Code for the parallel ``run_jacobi_method`` is below.

::

   void run_jacobi_method
    ( int id, int p, int n, double **A, double *b, double epsilon, int maxit, int *numit, double *x )
   {
      double *dx,*y;
      dx = (double*) calloc(n,sizeof(double));
      y = (double*) calloc(n,sizeof(double));
      int i,j,k;
      double sum[p];
      double total;
      int dnp = n/p;
      int istart = id*dnp;
      int istop = istart + dnp;
      for(k=0; k<maxit; k++)
      {
         sum[id] = 0.0;
         for(i=istart; i<istop; i++)
         {
            dx[i] = b[i];
            for(j=0; j<n; j++)
               dx[i] -= A[i][j]*x[j]; 
            dx[i] /= A[i][i];
            y[i] += dx[i];
            sum[id] += ( (dx[i] >= 0.0) ? dx[i] : -dx[i]);
         }
         for(i=istart; i<istop; i++) x[i] = y[i];
         MPI_Allgather(&x[istart],dnp,MPI_DOUBLE,x,dnp,MPI_DOUBLE,MPI_COMM_WORLD);
         MPI_Allgather(&sum[id],1,MPI_DOUBLE,sum,1,MPI_DOUBLE,MPI_COMM_WORLD);
         total = 0.0;
         for(i=0; i<p; i++) total += sum[i];
         if(id == 0) printf("%3d : %.3e\n",k,total);
         if(total <= epsilon) break;
      }
      *numit = k+1;
      free(dx);
   }

Let us do an
analysis of the computation and communication cost.
Computing
:math:`{\bf x}^{(k+1)} := {\bf x}^{(k)} + D^{-1}({\bf b} - A {\bf x}^{(k)})`
with *p* processors costs

.. math::
   t_{\rm comp} = \frac{n(2n + 3)}{p}.

We count :math:`2n + 3` operations because of

* one :math:`-` and one :math:`\star`
  when running over the columns of :math:`A`; and
* one :math:`/`, one :math:`+` for the update
  and one :math:`+` for the :math:`||\cdot||_1`.

The communication cost is

.. math::

   t_{\rm comm} = p \left(t_{\rm startup} + \frac{n}{p} t_{\rm data} \right).

In the examples, the time unit is the cost of one arithmetical operation.
Then the costs :math:`t_{\rm startup}` and :math:`t_{\rm data}`
are multiples of this unit.

Finding the *p* with the minimum total cost is illustrated
in :numref:`figjacanalysis1` and :numref:`figjacanalysis2`.

.. _figjacanalysis1:

.. figure:: ./figjacanalysis1.png
    :align: center

    With increasing *p*, the (red) computation cost decreases,
    while the (blue) communication cost increases.
    The minimum of the (black) total cost is the optimal value for *p*.
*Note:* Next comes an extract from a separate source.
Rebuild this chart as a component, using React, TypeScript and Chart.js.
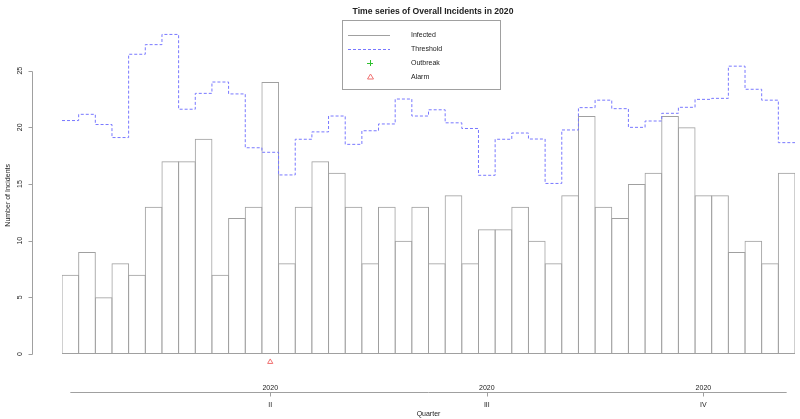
import React, { useEffect, useRef } from "react";
import { Chart, registerables } from "chart.js";

Chart.register(...registerables);

const chartTitle = "Time series of Overall Incidents in 2020";
const yAxisTitle = "Number of Incidents";
const xAxisTitle = "Quarter";

const infected = [7, 9, 5, 8, 7, 13, 17, 17, 19, 7, 12, 13, 24, 8, 13, 17, 16, 13, 8, 13, 10, 13, 8, 14, 8, 11, 11, 13, 10, 8, 14, 21, 13, 12, 15, 16, 21, 20, 14, 14, 9, 10, 8, 16];
const threshold = [20.6, 21.15, 20.25, 19.1, 26.45, 27.3, 28.2, 21.6, 23.0, 24.0, 22.95, 18.2, 17.8, 15.8, 18.95, 19.6, 21.0, 18.5, 19.7, 20.3, 22.5, 21.0, 21.55, 20.4, 19.9, 15.77, 18.95, 19.5, 18.97, 15.05, 19.77, 21.74, 22.4, 21.65, 20.0, 20.56, 21.24, 21.77, 22.47, 22.56, 25.4, 23.36, 22.4, 18.65];
const alarmWeeks = [13];
const outbreakWeeks: number[] = [];
const alarmLevel = -0.7;

const yTicks = [0, 5, 10, 15, 20, 25];
const quarterWeeks = [13, 26, 39];
const quarterLabels = ["II", "III", "IV"];
const yearLabels = ["2020", "2020", "2020"];

const legendLabels = ["Infected", "Threshold", "Outbreak", "Alarm"];

const GRAY = "#a0a0a0";
const BLUE = "#7878ff";
const GREEN = "#30c030";
const RED = "#f07070";
const TEXT = "#222";
const FONT = "7px 'Liberation Sans', Arial, sans-serif";

const axesPlugin = {
  id: "rAxes",
  afterDraw(chart: any) {
    const ctx = chart.ctx;
    const xs = chart.scales.x;
    const ys = chart.scales.y;
    ctx.save();
    ctx.strokeStyle = GRAY;
    ctx.lineWidth = 1;
    ctx.fillStyle = TEXT;
    ctx.font = FONT;

    // Y axis
    const axX = 32.5;
    const y0 = ys.getPixelForValue(yTicks[0]);
    const y1 = ys.getPixelForValue(yTicks[yTicks.length - 1]);
    ctx.beginPath();
    ctx.moveTo(axX, Math.round(y0) + 0.5);
    ctx.lineTo(axX, Math.round(y1) + 0.5);
    yTicks.forEach((t) => {
      const py = Math.round(ys.getPixelForValue(t)) + 0.5;
      ctx.moveTo(axX, py);
      ctx.lineTo(axX - 4, py);
    });
    ctx.stroke();
    yTicks.forEach((t) => {
      const py = ys.getPixelForValue(t);
      ctx.save();
      ctx.translate(20, py);
      ctx.rotate(-Math.PI / 2);
      ctx.textAlign = "center";
      ctx.textBaseline = "middle";
      ctx.fillText(String(t), 0, 0);
      ctx.restore();
    });
    ctx.save();
    ctx.translate(8, (ys.top + ys.bottom) / 2);
    ctx.rotate(-Math.PI / 2);
    ctx.textAlign = "center";
    ctx.textBaseline = "middle";
    ctx.fillText(yAxisTitle, 0, 0);
    ctx.restore();

    // X axis
    const lineY = 392.5;
    const xStart = xs.getPixelForValue(0.5);
    const xEnd = xs.getPixelForValue(infected.length - 0.5);
    ctx.beginPath();
    ctx.moveTo(xStart, lineY);
    ctx.lineTo(xEnd, lineY);
    quarterWeeks.forEach((w) => {
      const px = Math.round(xs.getPixelForValue(w - 0.5)) + 0.5;
      ctx.moveTo(px, lineY);
      ctx.lineTo(px, lineY + 4);
    });
    ctx.stroke();
    ctx.textAlign = "center";
    quarterWeeks.forEach((w, i) => {
      const px = xs.getPixelForValue(w - 0.5);
      ctx.textBaseline = "alphabetic";
      ctx.fillText(yearLabels[i], px, 390);
      ctx.textBaseline = "middle";
      ctx.fillText(quarterLabels[i], px, 405);
    });
    ctx.textBaseline = "middle";
    ctx.fillText(xAxisTitle, (xs.left + xs.right) / 2, 414);

    // Title
    ctx.font = "bold 8.6px 'Liberation Sans', Arial, sans-serif";
    ctx.fillText(chartTitle, 433, 12);

    // Legend
    ctx.font = FONT;
    ctx.strokeStyle = "#a0a0a0";
    ctx.strokeRect(342.5, 20.5, 158, 69);
    const rows = [35, 49, 63, 77];
    ctx.textAlign = "left";
    ctx.textBaseline = "middle";
    rows.forEach((ry, i) => {
      ctx.fillStyle = TEXT;
      ctx.fillText(legendLabels[i], 411, ry);
    });
    ctx.strokeStyle = GRAY;
    ctx.beginPath();
    ctx.moveTo(348, rows[0] + 0.5);
    ctx.lineTo(390, rows[0] + 0.5);
    ctx.stroke();
    ctx.strokeStyle = BLUE;
    ctx.setLineDash([3, 2]);
    ctx.beginPath();
    ctx.moveTo(348, rows[1] + 0.5);
    ctx.lineTo(390, rows[1] + 0.5);
    ctx.stroke();
    ctx.setLineDash([]);
    ctx.strokeStyle = GREEN;
    ctx.beginPath();
    ctx.moveTo(367, rows[2] + 0.5);
    ctx.lineTo(373, rows[2] + 0.5);
    ctx.moveTo(370.5, rows[2] - 3);
    ctx.lineTo(370.5, rows[2] + 3);
    ctx.stroke();
    ctx.strokeStyle = RED;
    ctx.beginPath();
    ctx.moveTo(370.5, rows[3] - 3);
    ctx.lineTo(373.5, rows[3] + 2);
    ctx.lineTo(367.5, rows[3] + 2);
    ctx.closePath();
    ctx.stroke();

    ctx.restore();
  },
};

export default function App() {
  const ref = useRef<HTMLCanvasElement>(null);
  useEffect(() => {
    if (!ref.current) return;
    const n = infected.length;
    const barData = infected.map((v, i) => ({ x: i + 0.5, y: v }));
    const thrData = threshold.map((v, i) => ({ x: i, y: v }));
    thrData.push({ x: n, y: threshold[n - 1] });
    const alarmData = alarmWeeks.map((w) => ({ x: w - 0.5, y: alarmLevel }));
    const outbreakData = outbreakWeeks.map((w) => ({ x: w - 0.5, y: alarmLevel }));
    const chart = new Chart(ref.current, {
      type: "bar",
      data: {
        datasets: [
          {
            type: "bar",
            label: legendLabels[0],
            data: barData,
            backgroundColor: "rgba(255,255,255,0)",
            borderColor: GRAY,
            borderWidth: 1,
            borderSkipped: false,
            inflateAmount: 0,
            barPercentage: 1.06,
            categoryPercentage: 1,
            order: 2,
          } as any,
          {
            type: "line",
            label: legendLabels[1],
            data: thrData,
            borderColor: BLUE,
            borderWidth: 1,
            borderDash: [3, 2],
            stepped: "before",
            pointRadius: 0,
            fill: false,
            order: 1,
          } as any,
          {
            type: "scatter",
            label: legendLabels[2],
            data: outbreakData,
            pointStyle: "cross",
            borderColor: GREEN,
            pointRadius: 3,
            order: 0,
          } as any,
          {
            type: "scatter",
            label: legendLabels[3],
            data: alarmData,
            pointStyle: "triangle",
            borderColor: RED,
            backgroundColor: "rgba(255,255,255,0)",
            borderWidth: 1,
            pointRadius: 3,
            order: 0,
          } as any,
        ],
      },
      options: {
        responsive: false,
        animation: false,
        devicePixelRatio: 1,
        layout: { padding: { left: 62, right: 1.5, top: 19.7, bottom: 48 } },
        plugins: { legend: { display: false }, tooltip: { enabled: false } },
        scales: {
          x: { type: "linear", min: 0, max: n, offset: false, display: false },
          y: { type: "linear", min: -1.5, max: 29.5, display: false },
        },
      } as any,
      plugins: [axesPlugin],
    });
    return () => chart.destroy();
  }, []);
  return (
    <div style={{ position: "absolute", left: 0, top: 0, width: 800, height: 419, background: "#fff" }}>
      <canvas ref={ref} width={800} height={419} />
    </div>
  );
}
In :numref:`figjacanalysis1`, the communication, computation, and total
cost is shown for *p* ranging from 2 to 32, for one iteration,
with :math:`n = 1,000`, :math:`t_{\rm startup} = 10,000`,
and :math:`t_{\rm data} = 50`.  We see that the total cost starts
to increase once *p* becomes larger than 16.
For a larger dimension, after a ten-fold increase,
:math:`n = 10,000`, :math:`t_{\rm startup} = 10,000`,
and :math:`t_{\rm data} = 50`, the scalability improves,
as in :numref:`figjacanalysis2`, *p* ranges from 16 to 256.

.. _figjacanalysis2:

.. figure:: ./figjacanalysis2.png
    :align: center

    With increasing *p*, the (red) computation cost decreases,
    while the (blue) communication cost increases.
    The minimum of the (black) total cost is the optimal value for *p*.

Exercises
---------

1. Use OpenMP to write a parallel version of the Jacobi method.
   Do you observe a better speedup than with MPI?

2. The power method to compute the largest eigenvalue
   of a matrix *A* uses the formulas
   :math:`{\bf y} := A {\bf x}^{(k)}`;
   :math:`{\bf x}^{(k+1)} := {\bf y}/||{\bf y}||`.
   Describe a parallel implementation of the power method.

3. Consider the formula for the total cost of the Jacobi method
   for an *n*-dimensional linear system with *p* processors.
   Derive an analytic expression for the optimal value of *p*.
   What does this expression tell about the scalability?